Mi inclinación hacia la
filosofía se inició cuando tenía 23 años, hacía la mili en Melilla, y lo hice
de la mano de Nietzsche. Ya de regreso al barrio de San José, en Las Palmas de
Gran Canaria, me angustiaba vivir en un sitio tan periférico, aislado de las
instituciones académicas y de las grandes metrópolis de Europa. Cuando tenía 25
años, me pregunté: ¿Cómo sería posible que, viviendo en un lugar tan aislado y
llevando una vida personal con tantas limitaciones culturales, pudiera
convertirme en un filósofo? Me alivió en principio una idea de Nietzsche: el
filósofo es una especie que puede brotar en cualquier lugar. Después vino en mi
socorro Marx. Me iluminaron dos de sus obras filosóficamente más grandiosas -de
las que participó también Engels-: La ideología alemana y La Sagrada Familia.
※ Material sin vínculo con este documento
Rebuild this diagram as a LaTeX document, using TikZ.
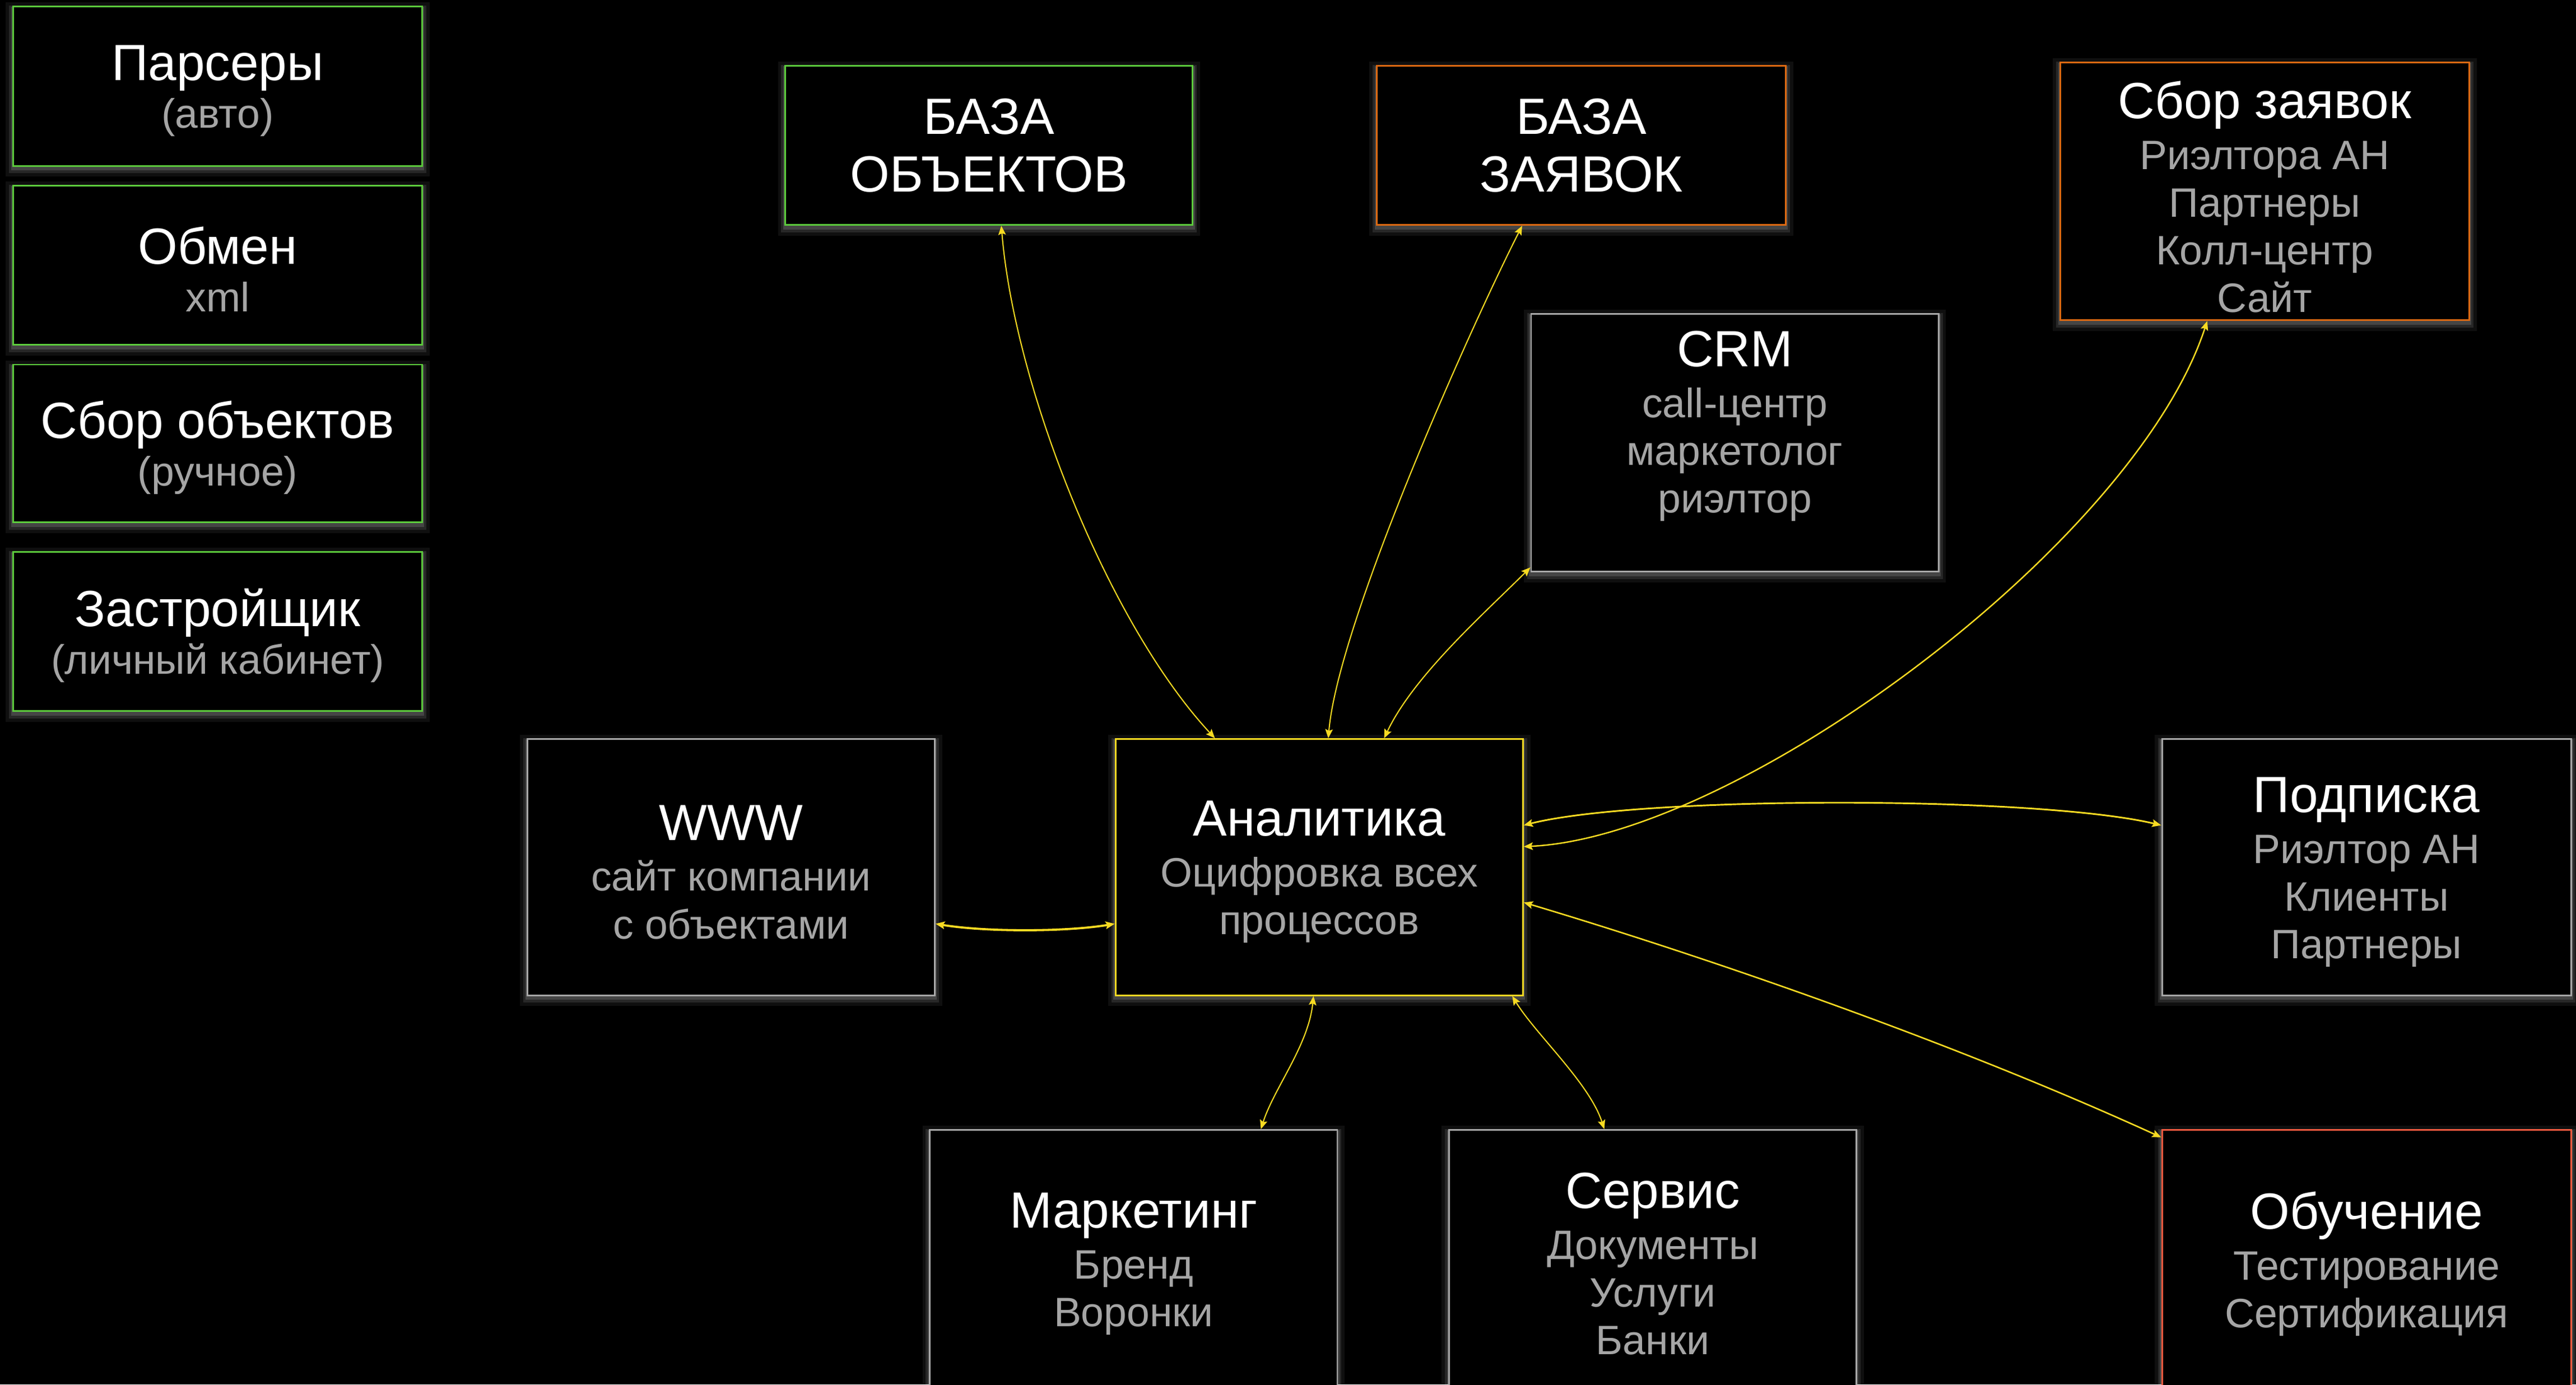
\documentclass[tikz,border=0pt]{standalone}
\usepackage{fontspec}
\setmainfont{Liberation Sans}
\usetikzlibrary{arrows.meta}
\definecolor{cgreen}{HTML}{5CCB3C}
\definecolor{corange}{HTML}{DE6A12}
\definecolor{cred}{HTML}{F05A40}
\definecolor{cgray}{HTML}{A8A8A8}
\definecolor{cyellow}{HTML}{F7DA22}
\definecolor{csub}{HTML}{A5A5A5}
\newcommand\titl[1]{{\fontsize{31}{33}\selectfont #1}}
\newcommand\subl[1]{\textcolor{csub}{#1}}
\tikzset{
  box/.style={draw=#1, line width=1pt, fill=black, inner sep=0pt,
    minimum width=249pt,
    preaction={draw=white, draw opacity=0.06, line width=9pt, transform canvas={yshift=-2pt}},
    preaction={draw=white, draw opacity=0.10, line width=5pt, transform canvas={yshift=-2pt}},
    preaction={draw=white, draw opacity=0.14, line width=2.5pt, transform canvas={yshift=-1.5pt}}},
  txt/.style={align=center, text=white, inner sep=0pt,
    font=\fontsize{25}{29}\selectfont},
  link/.style={draw=cyellow, line width=#1,
    {Stealth[length=5.5pt,width=4.6pt,inset=1pt]}-{Stealth[length=5.5pt,width=4.6pt,inset=1pt]}},
  link/.default=0.8pt
}
\begin{document}
\begin{tikzpicture}[x=1pt,y=-1pt]
\fill[black] (0,0) rectangle (1568,843);
\useasboundingbox (0,0) rectangle (1568,843);
\clip (0,0) rectangle (1568,843);

% left column
\node[box=cgreen, minimum height=97pt] (pars) at (132.5,52.5) {};
\node[txt] at (132.5,55.5) {\titl{Парсеры}\\\subl{(авто)}};
\node[box=cgreen, minimum height=97pt] (obmen) at (132.5,161.5) {};
\node[txt] at (132.5,164) {\titl{Обмен}\\\subl{xml}};
\node[box=cgreen, minimum height=96pt] (sborobj) at (132.5,270) {};
\node[txt] at (132.5,272.5) {\titl{Сбор объектов}\\\subl{(ручное)}};
\node[box=cgreen, minimum height=97pt] (zastr) at (132.5,384.5) {};
\node[txt] at (132.5,387) {\titl{Застройщик}\\\subl{(личный кабинет)}};

% top row
\node[box=cgreen, minimum width=248pt, minimum height=97pt] (bazaobj) at (602,88.5) {};
\node[txt] at (602,88.5) {\titl{БАЗА}\\[6pt]\titl{ОБЪЕКТОВ}};
\node[box=corange, minimum height=97pt] (bazazay) at (962.5,88.5) {};
\node[txt] at (962.5,88.5) {\titl{БАЗА}\\[6pt]\titl{ЗАЯВОК}};
\node[box=corange, minimum height=157pt] (sborzay) at (1378.5,116.5) {};
\node[txt] at (1378.5,120) {\titl{Сбор заявок}\\[2pt]\subl{Риэлтора АН}\\\subl{Партнеры}\\\subl{Колл-центр}\\\subl{Сайт}};
\node[box=cgray, minimum width=248pt, minimum height=157pt] (crm) at (1056,269.5) {};
\node[txt] at (1056,259.5) {\titl{CRM}\\[2pt]\subl{call-центр}\\\subl{маркетолог}\\\subl{риэлтор}};

% middle row
\node[box=cgray, minimum width=248pt, minimum height=156pt] (www) at (445,528) {};
\node[txt] at (445,531) {\titl{WWW}\\[2pt]\subl{сайт компании}\\\subl{с объектами}};
\node[box=cyellow, minimum width=248pt, minimum height=156pt] (anal) at (803,528) {};
\node[txt] at (803,531) {\titl{Аналитика}\\[2pt]\subl{Оцифровка всех}\\\subl{процессов}};
\node[box=cgray, minimum height=156pt] (podp) at (1440.5,528) {};
\node[txt] at (1440.5,531) {\titl{Подписка}\\[2pt]\subl{Риэлтор АН}\\\subl{Клиенты}\\\subl{Партнеры}};

% bottom row
\node[box=cgray, minimum width=248pt, minimum height=157pt] (mark) at (690,766.5) {};
\node[txt] at (690,769.5) {\titl{Маркетинг}\\[2pt]\subl{Бренд}\\\subl{Воронки}};
\node[box=cgray, minimum width=248pt, minimum height=157pt] (serv) at (1006,766.5) {};
\node[txt] at (1006,769.5) {\titl{Сервис}\\[2pt]\subl{Документы}\\\subl{Услуги}\\\subl{Банки}};
\node[box=cred, minimum height=157pt] (obuch) at (1440.5,766.5) {};
\node[txt] at (1440.5,769.5) {\titl{Обучение}\\[2pt]\subl{Тестирование}\\\subl{Сертификация}};

% connectors
\draw[link=0.7pt] ([xshift=132pt]bazaobj.south west) .. controls +(8,98) and +(-65,-70) .. ([xshift=61pt]anal.north west);
\draw[link=0.7pt] ([xshift=89pt]bazazay.south west) .. controls +(-32,63) and +(6,-70) .. ([xshift=130pt]anal.north west);
\draw[link=0.7pt] ([yshift=3pt]crm.south west) .. controls +(-28,28) and +(18,-38) .. ([xshift=164pt]anal.north west);
\draw[link=0.85pt] ([xshift=90pt]sborzay.south west) .. controls +(-44,135) and +(131,-6) .. ([yshift=-66pt]anal.north east);
\draw[link=1pt] ([yshift=-53pt]anal.north east) .. controls +(71,-18) and +(-76,-18) .. ([yshift=-53pt]podp.north west);
\draw[link=0.9pt] ([yshift=-100pt]anal.north east) .. controls +(130,39) and +(-116,-53) .. ([yshift=-5pt]obuch.north west);
\draw[link=1.3pt] ([yshift=-113pt]www.north east) .. controls +(30,5) and +(-30,5) .. ([yshift=-113pt]anal.north west);
\draw[link=0.7pt] ([xshift=121pt]anal.south west) .. controls +(-3,30) and +(8,-25) .. ([xshift=202pt]mark.north west);
\draw[link=0.7pt] ([xshift=242pt]anal.south west) .. controls +(14,23) and +(-9,-28) .. ([xshift=95pt]serv.north west);
\end{tikzpicture}
\end{document}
Ahí aprendí que el mercado mundial creaba personas histórico universales. Ya no
me sentía ni pensaba tan aislado. Después caí en la cuenta de la suerte
cultural de la que disponía: vivo en Europa y hago uso de una de las lenguas
más universales del mundo, y tengo acceso a una cantidad ingente de libros de
los grandes pensadores del mundo filosófico, del mundo científico y del mundo
literario. Ya no me sentía tan vacío ni tan abandonado. Y, por último,
comprendí que, si me sumergía en la gran corriente del movimiento socialista
mundial, del que formaba parte desde los 18 años, aunque yo intelectualmente y
socialmente fuera pequeño, formaría parte de una gran fuerza social. Así superé
mi conciencia de aislamiento y de pequeñez.